## [Source data]
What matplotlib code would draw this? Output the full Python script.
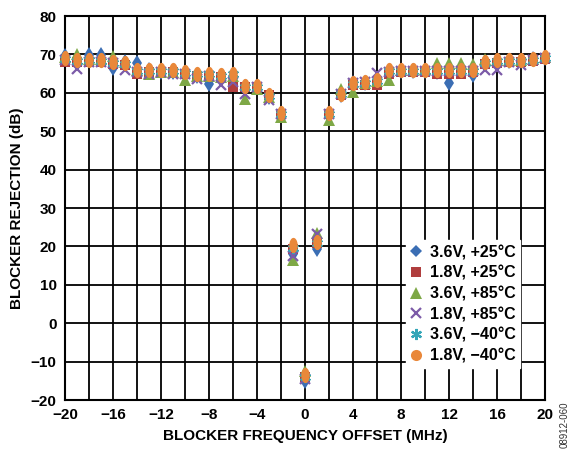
import numpy as np
import matplotlib
matplotlib.use("Agg")
import matplotlib.pyplot as plt
from matplotlib.lines import Line2D

plt.rcParams['font.family'] = ['Liberation Sans', 'DejaVu Sans']
plt.rcParams['font.weight'] = 'bold'

freq = list(range(-20, 21))

b_36_25 = [69.5, 69, 69.8, 69.8, 66.5, 68, 67.8, 66, 65.5, 65.5, 65, 64.5, 62.4, 64, 64.5, 61.5, 61.5, 59, 54.5,
           18, -15, 19.2,
           54, 59.5, 62.5, 62.5, 63, 65.5, 65.8, 65.8, 65.8, 65.5, 62.6, 65.8, 64.6, 67.5, 68.2, 68.3, 68.3, 68.7, 69]
r_18_25 = [68, 68, 68, 68, 67.5, 67.3, 65, 65.5, 65.5, 65.5, 65, 64.5, 64.5, 64, 61.5, 61.5, 61.5, 59.5, 54.5,
           19.4, -14, 21,
           54.5, 59.5, 62, 62, 62, 65, 65.3, 65.3, 65.3, 65, 65, 65, 65.3, 67.5, 67.8, 68, 68, 68.3, 68.7]
g_36_85 = [69.3, 70.2, 68.8, 68.8, 69.5, 68, 66, 65, 65.5, 65.5, 63.3, 64.5, 64.5, 64, 64.5, 58.5, 61, 59, 53.7,
           16.5, -12.5, 23.5,
           53, 61, 60.3, 62.5, 63, 63.3, 66, 66, 66.3, 67.8, 67.8, 67.8, 67.5, 68.9, 68.5, 68.5, 68.5, 68.7, 69.2]
p_18_85 = [68.5, 66.3, 68, 68, 67.8, 65.9, 65.5, 65, 65.3, 65, 65, 63.7, 64.5, 62, 62.8, 59.8, 61.5, 58, 54.5,
           17.5, -14.5, 23.3,
           54.5, 59.8, 62.5, 62.8, 65.2, 65.5, 65.7, 65.7, 65.7, 65.7, 65.7, 65.7, 65.7, 65.9, 66, 68, 67.2, 68.5, 69]
t_36_m40 = [68.8, 68.3, 68.5, 68.3, 67.8, 67.5, 65.7, 65.7, 65.7, 65.7, 65.2, 64.8, 64.8, 64.4, 64.8, 61.5, 61.5, 59.2, 54.5,
            19.5, -14, 21,
            54.5, 59.6, 62.4, 62.6, 63.1, 65.7, 65.8, 65.8, 65.8, 65.8, 65.8, 65.8, 65.8, 67.8, 68.3, 68.3, 68.3, 68.5, 69]
o_18_m40 = [69, 68.5, 68.5, 68.5, 68, 67.8, 65.9, 65.9, 65.9, 65.9, 65.4, 65, 65, 64.6, 65, 61.7, 61.7, 59.4, 54.7,
            20.3, -13.6, 21.2,
            54.7, 59.8, 62.6, 62.8, 63.3, 65.9, 66, 66, 66, 66, 66, 66, 66, 68, 68.5, 68.5, 68.5, 68.7, 69.2]

labels = ["3.6V, +25°C", "1.8V, +25°C", "3.6V, +85°C", "1.8V, +85°C", "3.6V, −40°C", "1.8V, −40°C"]
colors = ["#3B6EB4", "#B03E3E", "#7EA846", "#7C5BA8", "#33A6B8", "#E9883A"]

t = np.linspace(0, 2 * np.pi, 41)
ellipse = np.column_stack([0.55 * np.cos(t), np.sin(t)])

fig = plt.figure(figsize=(5.72, 4.49), dpi=100)
ax = fig.add_axes([65 / 572, 1 - 400 / 449, 480 / 572, 384 / 449])

series = [b_36_25, r_18_25, g_36_85, p_18_85, t_36_m40, o_18_m40]
styles = [dict(marker='d', ms=8, mew=0),
          dict(marker='s', ms=7, mew=0),
          dict(marker='^', ms=8, mew=0),
          dict(marker='x', ms=7, mew=1.6),
          dict(marker=(6, 2, 0), ms=8, mew=1.6),
          dict(marker=ellipse, ms=11, mew=0)]
for vals, c, st in zip(series, colors, styles):
    ax.plot(freq, vals, linestyle='none', color=c, zorder=3, clip_on=False, **st)

ax.set_xlim(-20, 20)
ax.set_ylim(-20, 80)
ax.set_xticks(range(-20, 21, 4))
ax.set_xticks(range(-18, 20, 4), minor=True)
ax.set_yticks(range(-20, 81, 10))
ax.grid(True, which='both', color='black', linewidth=1.3, zorder=1)
ax.tick_params(which='both', length=0, labelsize=11, pad=6)
for lab in ax.get_xticklabels() + ax.get_yticklabels():
    lab.set_fontweight('bold')
for s in ax.spines.values():
    s.set_linewidth(1.5)
    s.set_color('black')
ax.set_axisbelow(True)

ax.set_xlabel("BLOCKER FREQUENCY OFFSET (MHz)", fontsize=11, fontweight='bold', labelpad=5)
ax.set_ylabel("BLOCKER REJECTION (dB)", fontsize=11, fontweight='bold', labelpad=5)

leg_styles = [dict(marker='D', ms=6.5, mew=0),
              dict(marker='s', ms=7.5, mew=0),
              dict(marker='^', ms=8, mew=0),
              dict(marker='x', ms=7, mew=1.6),
              dict(marker=(6, 2, 0), ms=8, mew=1.6),
              dict(marker='o', ms=8, mew=0)]
handles = [Line2D([], [], linestyle='none', color=c, **st) for c, st in zip(colors, leg_styles)]
leg = ax.legend(handles, labels, loc='lower left', bbox_to_anchor=(0.71, 0.083),
                frameon=True, fancybox=False, framealpha=1, edgecolor='white',
                handlelength=0.7, handletextpad=0.5, labelspacing=0.35, borderpad=0.3,
                borderaxespad=0, prop={'size': 11.5, 'weight': 'bold'})
leg.set_zorder(5)

fig.text(0.987, 0.055, "08912-060", rotation=90, fontsize=7, ha='center', va='center',
         fontweight='normal', color='#333333')

fig.savefig("out.png", dpi=100)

## [Given request]
Write out the whole listing again, exactly, with no pictures.

## [Expected output]
What matplotlib code would draw this? Output the full Python script.
import numpy as np
import matplotlib
matplotlib.use("Agg")
import matplotlib.pyplot as plt
from matplotlib.lines import Line2D

plt.rcParams['font.family'] = ['Liberation Sans', 'DejaVu Sans']
plt.rcParams['font.weight'] = 'bold'

freq = list(range(-20, 21))

b_36_25 = [69.5, 69, 69.8, 69.8, 66.5, 68, 67.8, 66, 65.5, 65.5, 65, 64.5, 62.4, 64, 64.5, 61.5, 61.5, 59, 54.5,
           18, -15, 19.2,
           54, 59.5, 62.5, 62.5, 63, 65.5, 65.8, 65.8, 65.8, 65.5, 62.6, 65.8, 64.6, 67.5, 68.2, 68.3, 68.3, 68.7, 69]
r_18_25 = [68, 68, 68, 68, 67.5, 67.3, 65, 65.5, 65.5, 65.5, 65, 64.5, 64.5, 64, 61.5, 61.5, 61.5, 59.5, 54.5,
           19.4, -14, 21,
           54.5, 59.5, 62, 62, 62, 65, 65.3, 65.3, 65.3, 65, 65, 65, 65.3, 67.5, 67.8, 68, 68, 68.3, 68.7]
g_36_85 = [69.3, 70.2, 68.8, 68.8, 69.5, 68, 66, 65, 65.5, 65.5, 63.3, 64.5, 64.5, 64, 64.5, 58.5, 61, 59, 53.7,
           16.5, -12.5, 23.5,
           53, 61, 60.3, 62.5, 63, 63.3, 66, 66, 66.3, 67.8, 67.8, 67.8, 67.5, 68.9, 68.5, 68.5, 68.5, 68.7, 69.2]
p_18_85 = [68.5, 66.3, 68, 68, 67.8, 65.9, 65.5, 65, 65.3, 65, 65, 63.7, 64.5, 62, 62.8, 59.8, 61.5, 58, 54.5,
           17.5, -14.5, 23.3,
           54.5, 59.8, 62.5, 62.8, 65.2, 65.5, 65.7, 65.7, 65.7, 65.7, 65.7, 65.7, 65.7, 65.9, 66, 68, 67.2, 68.5, 69]
t_36_m40 = [68.8, 68.3, 68.5, 68.3, 67.8, 67.5, 65.7, 65.7, 65.7, 65.7, 65.2, 64.8, 64.8, 64.4, 64.8, 61.5, 61.5, 59.2, 54.5,
            19.5, -14, 21,
            54.5, 59.6, 62.4, 62.6, 63.1, 65.7, 65.8, 65.8, 65.8, 65.8, 65.8, 65.8, 65.8, 67.8, 68.3, 68.3, 68.3, 68.5, 69]
o_18_m40 = [69, 68.5, 68.5, 68.5, 68, 67.8, 65.9, 65.9, 65.9, 65.9, 65.4, 65, 65, 64.6, 65, 61.7, 61.7, 59.4, 54.7,
            20.3, -13.6, 21.2,
            54.7, 59.8, 62.6, 62.8, 63.3, 65.9, 66, 66, 66, 66, 66, 66, 66, 68, 68.5, 68.5, 68.5, 68.7, 69.2]

labels = ["3.6V, +25°C", "1.8V, +25°C", "3.6V, +85°C", "1.8V, +85°C", "3.6V, −40°C", "1.8V, −40°C"]
colors = ["#3B6EB4", "#B03E3E", "#7EA846", "#7C5BA8", "#33A6B8", "#E9883A"]

t = np.linspace(0, 2 * np.pi, 41)
ellipse = np.column_stack([0.55 * np.cos(t), np.sin(t)])

fig = plt.figure(figsize=(5.72, 4.49), dpi=100)
ax = fig.add_axes([65 / 572, 1 - 400 / 449, 480 / 572, 384 / 449])

series = [b_36_25, r_18_25, g_36_85, p_18_85, t_36_m40, o_18_m40]
styles = [dict(marker='d', ms=8, mew=0),
          dict(marker='s', ms=7, mew=0),
          dict(marker='^', ms=8, mew=0),
          dict(marker='x', ms=7, mew=1.6),
          dict(marker=(6, 2, 0), ms=8, mew=1.6),
          dict(marker=ellipse, ms=11, mew=0)]
for vals, c, st in zip(series, colors, styles):
    ax.plot(freq, vals, linestyle='none', color=c, zorder=3, clip_on=False, **st)

ax.set_xlim(-20, 20)
ax.set_ylim(-20, 80)
ax.set_xticks(range(-20, 21, 4))
ax.set_xticks(range(-18, 20, 4), minor=True)
ax.set_yticks(range(-20, 81, 10))
ax.grid(True, which='both', color='black', linewidth=1.3, zorder=1)
ax.tick_params(which='both', length=0, labelsize=11, pad=6)
for lab in ax.get_xticklabels() + ax.get_yticklabels():
    lab.set_fontweight('bold')
for s in ax.spines.values():
    s.set_linewidth(1.5)
    s.set_color('black')
ax.set_axisbelow(True)

ax.set_xlabel("BLOCKER FREQUENCY OFFSET (MHz)", fontsize=11, fontweight='bold', labelpad=5)
ax.set_ylabel("BLOCKER REJECTION (dB)", fontsize=11, fontweight='bold', labelpad=5)

leg_styles = [dict(marker='D', ms=6.5, mew=0),
              dict(marker='s', ms=7.5, mew=0),
              dict(marker='^', ms=8, mew=0),
              dict(marker='x', ms=7, mew=1.6),
              dict(marker=(6, 2, 0), ms=8, mew=1.6),
              dict(marker='o', ms=8, mew=0)]
handles = [Line2D([], [], linestyle='none', color=c, **st) for c, st in zip(colors, leg_styles)]
leg = ax.legend(handles, labels, loc='lower left', bbox_to_anchor=(0.71, 0.083),
                frameon=True, fancybox=False, framealpha=1, edgecolor='white',
                handlelength=0.7, handletextpad=0.5, labelspacing=0.35, borderpad=0.3,
                borderaxespad=0, prop={'size': 11.5, 'weight': 'bold'})
leg.set_zorder(5)

fig.text(0.987, 0.055, "08912-060", rotation=90, fontsize=7, ha='center', va='center',
         fontweight='normal', color='#333333')

fig.savefig("out.png", dpi=100)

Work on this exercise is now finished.